Last June, a judge ordered Four Star to provide a digital copy of any recorded messages by McGivern at the specific time. Two employees searched the servers and found a recording of McGivern, but the call was instead about fires and rowdies at the civic plaza. McGivern said the call about people in the civic plaza was made on an earlier date. 

The plaintiffs’ lawyer, Roy Stewart, applied to the court for a search by a certified digital forensic examiner for any files, including deleted ones. Stewart argued it was necessary because the Four Star server had been decommissioned and suggested “files had potentially, but innocently, been deleted from the server.”

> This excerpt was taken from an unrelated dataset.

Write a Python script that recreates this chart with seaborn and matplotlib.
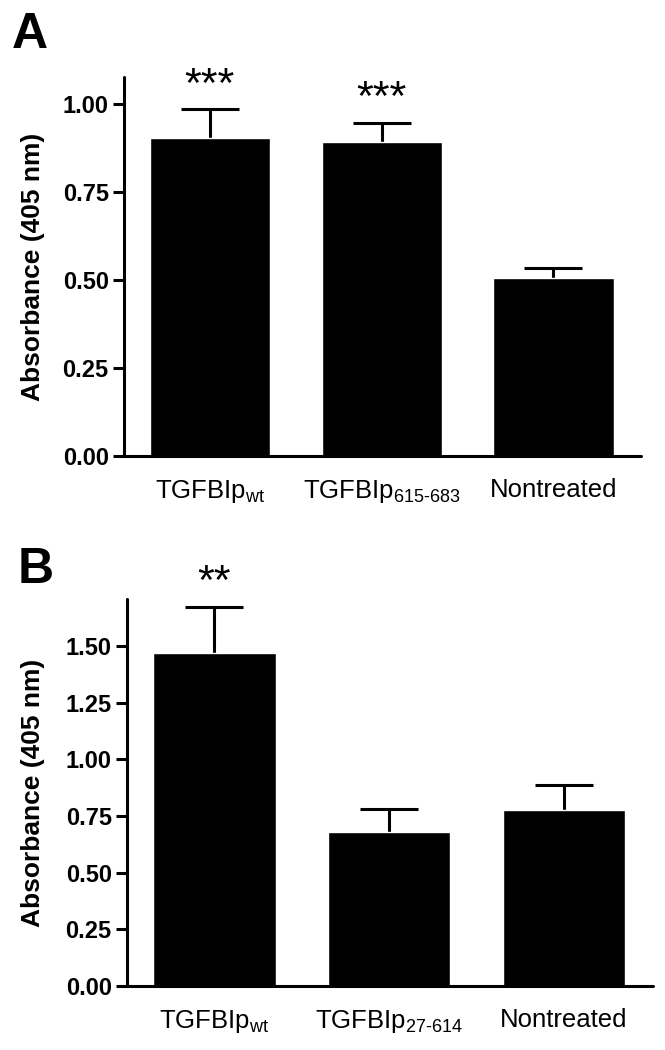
import matplotlib
matplotlib.use('Agg')
import matplotlib.pyplot as plt
import seaborn as sns

# panel A
groups_a = ['TGFBIp$_{\\mathrm{wt}}$', 'TGFBIp$_{\\mathrm{615\\text{-}683}}$', 'Nontreated']
means_a = [0.905, 0.892, 0.505]
sem_a = [0.080, 0.054, 0.030]
stars_a = ['***', '***', '']

# panel B
groups_b = ['TGFBIp$_{\\mathrm{wt}}$', 'TGFBIp$_{\\mathrm{27\\text{-}614}}$', 'Nontreated']
means_b = [1.469, 0.679, 0.778]
sem_b = [0.203, 0.102, 0.110]
stars_b = ['**', '', '']

sns.set_style('ticks')
plt.rcParams['font.family'] = ['Liberation Sans', 'DejaVu Sans']
plt.rcParams['mathtext.fontset'] = 'custom'
plt.rcParams['mathtext.rm'] = 'Liberation Sans'
plt.rcParams['mathtext.it'] = 'Liberation Sans:italic'
plt.rcParams['mathtext.bf'] = 'Liberation Sans:bold'
for key in ['text.color', 'axes.labelcolor', 'xtick.color', 'ytick.color',
            'xtick.labelcolor', 'ytick.labelcolor']:
    plt.rcParams[key] = 'black'

narrow = ['Liberation Sans Narrow', 'Liberation Sans', 'DejaVu Sans']


def draw_panel(ax, groups, means, sem, stars, ymax, yticks, label_x):
    sns.barplot(x=groups, y=means, ax=ax, color='black', width=0.7,
                errorbar=None, saturation=1, order=groups, zorder=2)
    # upward-only error bars, drawn behind the bars
    _, caps, _ = ax.errorbar(range(len(groups)), means,
                             yerr=[[0] * len(sem), sem], fmt='none',
                             ecolor='black', elinewidth=2.2, capsize=21,
                             capthick=2.2, zorder=1)
    caps[0].remove()
    for i, s in enumerate(stars):
        if s:
            ax.annotate(s, xy=(i, means[i] + sem[i]), xytext=(0, 17),
                        textcoords='offset points', ha='center', va='center',
                        fontsize=31, color='black')
    ax.set_xlim(-0.5, 2.51)
    ax.set_ylim(0, ymax)
    ax.set_yticks(yticks)
    ax.set_yticklabels([f'{t:.2f}' for t in yticks], family=narrow,
                       fontweight='bold', fontsize=17)
    ax.tick_params(axis='y', length=8, width=2.2, pad=3, color='black',
                   labelcolor='black')
    ax.tick_params(axis='x', length=0, pad=16, labelsize=18.5,
                   labelcolor='black')
    ax.set_ylabel('Absorbance (405 nm)', family=narrow, fontweight='bold',
                  fontsize=19, color='black')
    ax.yaxis.set_label_coords(label_x, 0.5)
    ax.set_xlabel('')
    sns.despine(ax=ax)
    for side in ['left', 'bottom']:
        ax.spines[side].set_linewidth(2.2)
        ax.spines[side].set_color('black')
        ax.spines[side].set_capstyle('round')


fig = plt.figure(figsize=(6.65, 10.5), dpi=100)
ax_a = fig.add_axes([0.1865, 0.5657, 0.7775, 0.361])
ax_b = fig.add_axes([0.191, 0.061, 0.791, 0.3685])

draw_panel(ax_a, groups_a, means_a, sem_a, stars_a, 1.077,
           [0.0, 0.25, 0.5, 0.75, 1.0], -0.152)
draw_panel(ax_b, groups_b, means_b, sem_b, stars_b, 1.707,
           [0.0, 0.25, 0.5, 0.75, 1.0, 1.25, 1.5], -0.155)

fig.text(0.018, 0.989, 'A', fontsize=36, fontweight='bold', va='top',
         ha='left', color='black')
fig.text(0.026, 0.479, 'B', fontsize=36, fontweight='bold', va='top',
         ha='left', color='black')

fig.savefig('out.png', dpi=100)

Kirchner dismissed the application. In his ruling, he said an internal note was found on the server with a date and time stamp that contains “overwhelming evidence to support the conclusion that the .wav files produced by Four Star are the correct recordings of Ms. McGivern's 6:20 a.m. phone call.”

Kirchner said the Four Star evidence met and exceeded the civil court standard of balance of probabilities “and that Ms. McGivern's recollection of that call is not correct.”

“I have no doubt that Ms. McGivern is sincere in giving her evidence and in her

recollection of the call, but I find that recollection is mistaken,” the judge concluded.

Kirchner said there was nothing more on the server to be searched, “thus no reason to order that it be produced.”